The high score of JKM’s party could be attributed to low turnout (less than 24%) and general disgruntlement with current shape of political arena in Poland, monopolised by power-wielding ruling party and ever-lasting as opposition another party.

The Congress earned so many votes thanks to support from the youngest electorate. Voters aged 18 – 25 put a cross mostly against JKM’s grouping. If only their votes had been to decide who would win the election, the Congress would go first, PiS second and PO third. The Congress’ success is somewhat similar to emergence of Palikot’s movement in 2011. The party was riding the wave of anti-clericalism spurred by rows surrounding the cross outside the presidential palace post late Lech Kaczynski’s death. They attracted young, tolerant people by socially liberal agenda. During their presence in the parliament they proved in fact they had little to offer and hence in this election, despite allying with some of leftist politicians who had forsaken SLD, its score was below 5 percent threshold.

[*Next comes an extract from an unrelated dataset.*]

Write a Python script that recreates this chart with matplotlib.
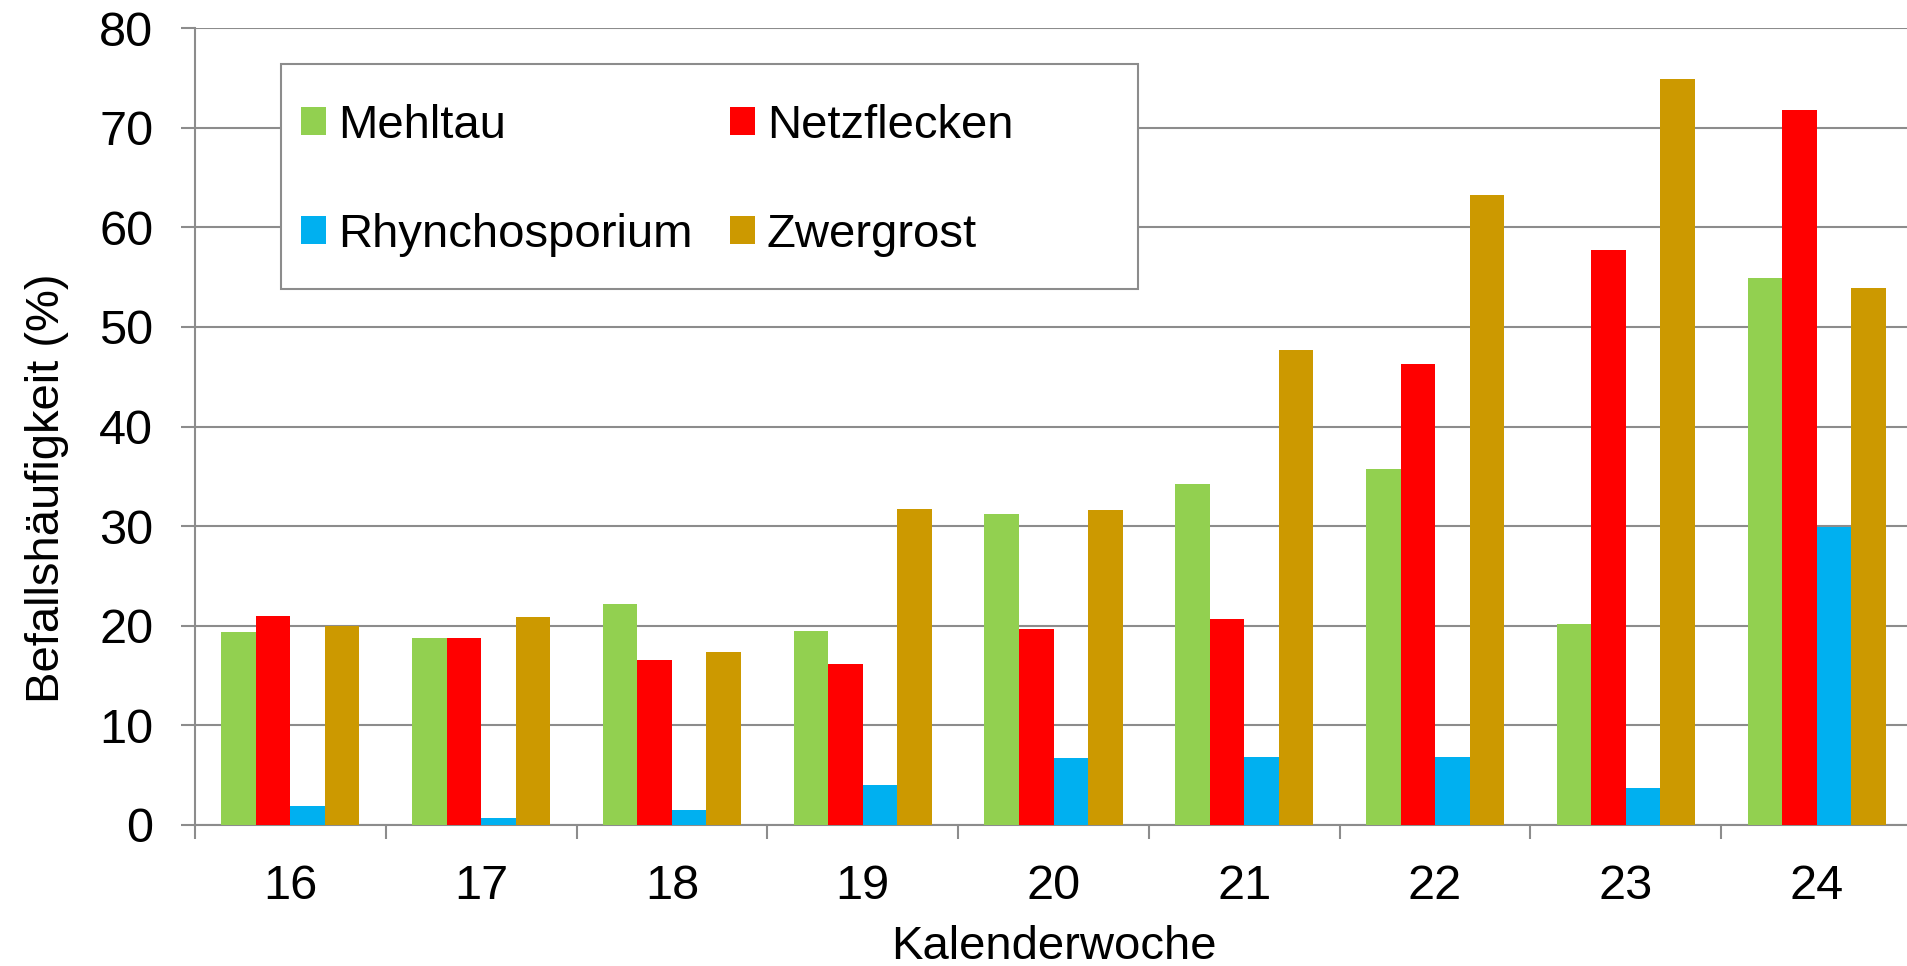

Many sociologists claim many people who voted in 2011 for Palikot Movement, this year cast votes for JKM’s party. Given the ultra-leftist agenda of the former and ultra-rightist of the latter, the turnabout is likely to prove the voters’ instability and immaturity. I doubt the Congress of the New Right has a cure for all problems plaguing Poland and the EU. Calling all politicians socialists, thieves, proposing to put them all to prison and establish full economic freedom, based on ‘survival-of-the-fittest’ principle would lead to a huge anarchy, rather than to common happiness and well-being. Nevertheless I recognise there are masses of people so fed up what the state of affairs around that they have reached the point in which they have nothing against current order being torn down and taking the risk of starting everything from scratch.

The prospects for the EU are bleak. If one-fifth of all seats in the European Parliament have been taken over by far-rightist euro-sceptics, it clearly signifies trust and belief in the European Institutions had been undermined. The EU is going through its deepest crisis since inception and it is a crisis of self-focus. The EU has reached the highest stage in an organisation’s development, namely its bureaucratic structure has sprawled so far and wide that it can easily waste all its potential on dealing with its own affairs…

The outlook for Poland is miserable as well. Two major parties are going neck in neck in terms of backing. PiS, for the seventh time in a row, enjoying the status of election runner-up, for the first time has seriously caught up with PO. If no major change takes place, i.e. PO will carry on wallowing in complacency, PiS is bound to win the parliamentary election next year (but unlikely to win the presidential election, as in the run-off voters of all parties are likely to unite against PiS). The other story is that it will be rather unable to find a coalitional partner, so endless squabble will become the daily bread…


Predictably, the funeral of general Jaruzelski triggered disputes surrounding not only evaluation of his deeds, but also whether he should have been buried on Powązki Military Cemetary. Eventually it had been decided the funeral would have partly-state character. I personally found the setting thoroughly appropriate. Mr Jaruzelski was buried not among statesmen of merits but among his fellow soldiers with who he fought during WW2.

The sermon by the priest and president’s speeches were wise and balanced and suited well the circumstances and tragic biography of the general. State and church officials rose to the occasion on the funeral day, while those who gathered outside church and sparked row on the cemetery, did not. Most of those people are probably ardent Catholics and sometimes should be reminded as the general departed, only the God has the power to judge him. It does not mean we must refrain from mentioning heinous episodes from general’s biography. Anti-Semite purges in Polish army, commandeering fraternal aid to Czechoslovakia, responsibility for December 1970 massacre, ambiguous assessment of martial law as the lesser of two evils (or coup d'etat) are still drawing a divide line in Polish society – all those facts cannot be erased, nor forgotten, but in the name of mercy a Catholic should exhibit, sometimes it is better to shut one’s mouth.